• STATED PROBLEM: Nothing but the lines from the top of the data to the line holding "const fmt = (v: number)" should be printed, word for word and both ends included; leave the pictures out.

BEGIN

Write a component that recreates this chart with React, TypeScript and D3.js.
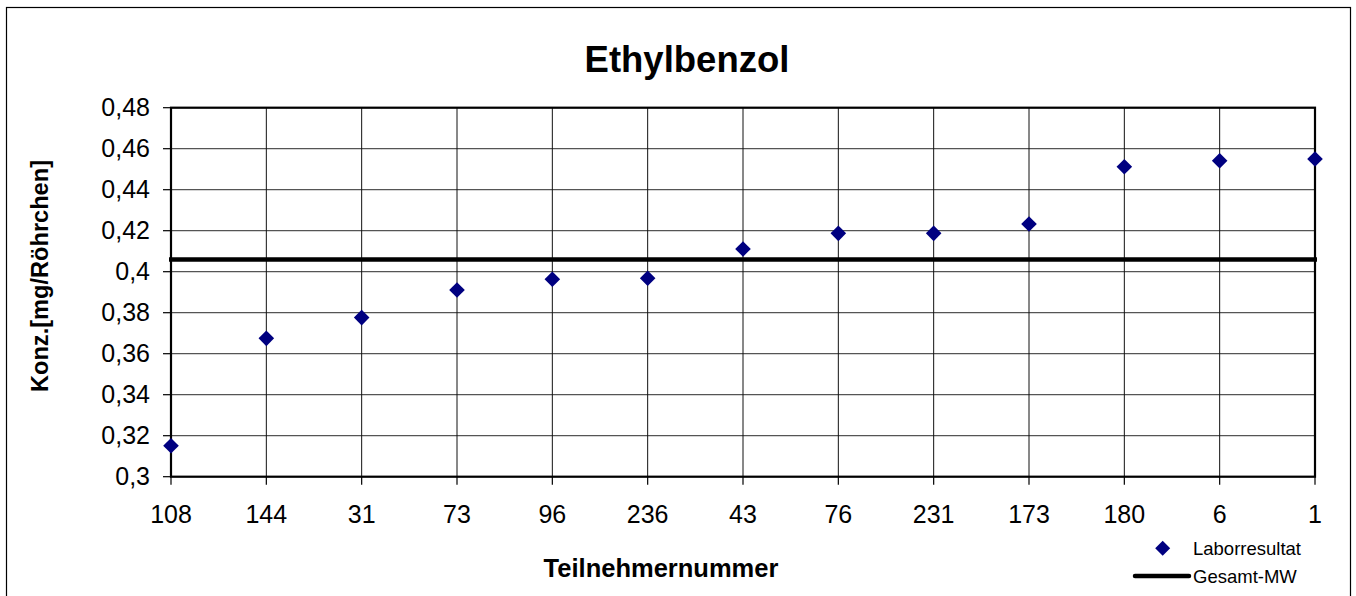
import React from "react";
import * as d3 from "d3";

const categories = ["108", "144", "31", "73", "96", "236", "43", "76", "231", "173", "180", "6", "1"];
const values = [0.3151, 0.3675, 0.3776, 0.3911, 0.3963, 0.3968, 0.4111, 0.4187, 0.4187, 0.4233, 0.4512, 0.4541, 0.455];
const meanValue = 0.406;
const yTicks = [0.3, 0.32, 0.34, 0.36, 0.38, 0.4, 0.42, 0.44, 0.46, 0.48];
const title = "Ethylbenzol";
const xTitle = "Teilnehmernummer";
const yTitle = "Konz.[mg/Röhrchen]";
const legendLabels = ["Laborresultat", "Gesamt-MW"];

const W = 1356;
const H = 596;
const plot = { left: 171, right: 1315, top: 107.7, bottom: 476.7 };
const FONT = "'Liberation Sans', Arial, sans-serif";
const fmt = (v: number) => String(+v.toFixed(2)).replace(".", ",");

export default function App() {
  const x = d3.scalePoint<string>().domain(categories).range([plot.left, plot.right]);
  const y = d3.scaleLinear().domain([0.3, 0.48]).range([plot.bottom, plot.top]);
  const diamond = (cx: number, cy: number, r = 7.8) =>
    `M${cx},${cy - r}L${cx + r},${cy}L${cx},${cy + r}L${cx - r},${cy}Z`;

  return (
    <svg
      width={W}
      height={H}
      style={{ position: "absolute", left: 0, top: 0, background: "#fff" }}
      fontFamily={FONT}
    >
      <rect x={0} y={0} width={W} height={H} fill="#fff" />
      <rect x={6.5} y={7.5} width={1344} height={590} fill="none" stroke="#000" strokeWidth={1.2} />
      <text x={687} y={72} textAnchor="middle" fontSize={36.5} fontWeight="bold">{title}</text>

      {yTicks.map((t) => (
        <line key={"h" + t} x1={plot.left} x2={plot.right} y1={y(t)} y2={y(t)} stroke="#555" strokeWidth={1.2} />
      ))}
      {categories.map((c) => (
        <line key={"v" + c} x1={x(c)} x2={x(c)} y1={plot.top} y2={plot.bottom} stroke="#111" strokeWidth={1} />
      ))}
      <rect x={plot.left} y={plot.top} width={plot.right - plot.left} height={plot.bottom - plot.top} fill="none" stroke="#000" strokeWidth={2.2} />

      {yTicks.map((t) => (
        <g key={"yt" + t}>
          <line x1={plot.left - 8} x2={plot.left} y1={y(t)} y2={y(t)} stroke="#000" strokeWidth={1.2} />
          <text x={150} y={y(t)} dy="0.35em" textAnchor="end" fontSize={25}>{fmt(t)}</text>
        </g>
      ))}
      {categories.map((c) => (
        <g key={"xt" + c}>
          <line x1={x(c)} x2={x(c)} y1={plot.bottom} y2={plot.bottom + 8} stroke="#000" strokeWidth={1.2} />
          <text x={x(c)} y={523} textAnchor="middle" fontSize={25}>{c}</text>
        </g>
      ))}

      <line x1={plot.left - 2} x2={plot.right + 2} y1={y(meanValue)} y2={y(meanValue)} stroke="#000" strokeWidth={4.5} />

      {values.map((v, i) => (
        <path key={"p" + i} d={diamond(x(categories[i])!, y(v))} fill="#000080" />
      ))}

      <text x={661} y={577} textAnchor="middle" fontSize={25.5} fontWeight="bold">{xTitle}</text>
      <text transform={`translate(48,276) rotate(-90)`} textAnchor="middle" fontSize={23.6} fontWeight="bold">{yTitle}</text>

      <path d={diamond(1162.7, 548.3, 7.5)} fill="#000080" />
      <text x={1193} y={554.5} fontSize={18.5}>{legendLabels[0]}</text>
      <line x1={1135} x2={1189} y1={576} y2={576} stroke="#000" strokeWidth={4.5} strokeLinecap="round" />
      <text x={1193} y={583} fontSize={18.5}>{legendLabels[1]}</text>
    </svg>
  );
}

END

• THE REPLY:
Write a component that recreates this chart with React, TypeScript and D3.js.
import React from "react";
import * as d3 from "d3";

const categories = ["108", "144", "31", "73", "96", "236", "43", "76", "231", "173", "180", "6", "1"];
const values = [0.3151, 0.3675, 0.3776, 0.3911, 0.3963, 0.3968, 0.4111, 0.4187, 0.4187, 0.4233, 0.4512, 0.4541, 0.455];
const meanValue = 0.406;
const yTicks = [0.3, 0.32, 0.34, 0.36, 0.38, 0.4, 0.42, 0.44, 0.46, 0.48];
const title = "Ethylbenzol";
const xTitle = "Teilnehmernummer";
const yTitle = "Konz.[mg/Röhrchen]";
const legendLabels = ["Laborresultat", "Gesamt-MW"];

const W = 1356;
const H = 596;
const plot = { left: 171, right: 1315, top: 107.7, bottom: 476.7 };
const FONT = "'Liberation Sans', Arial, sans-serif";
const fmt = (v: number) => String(+v.toFixed(2)).replace(".", ",");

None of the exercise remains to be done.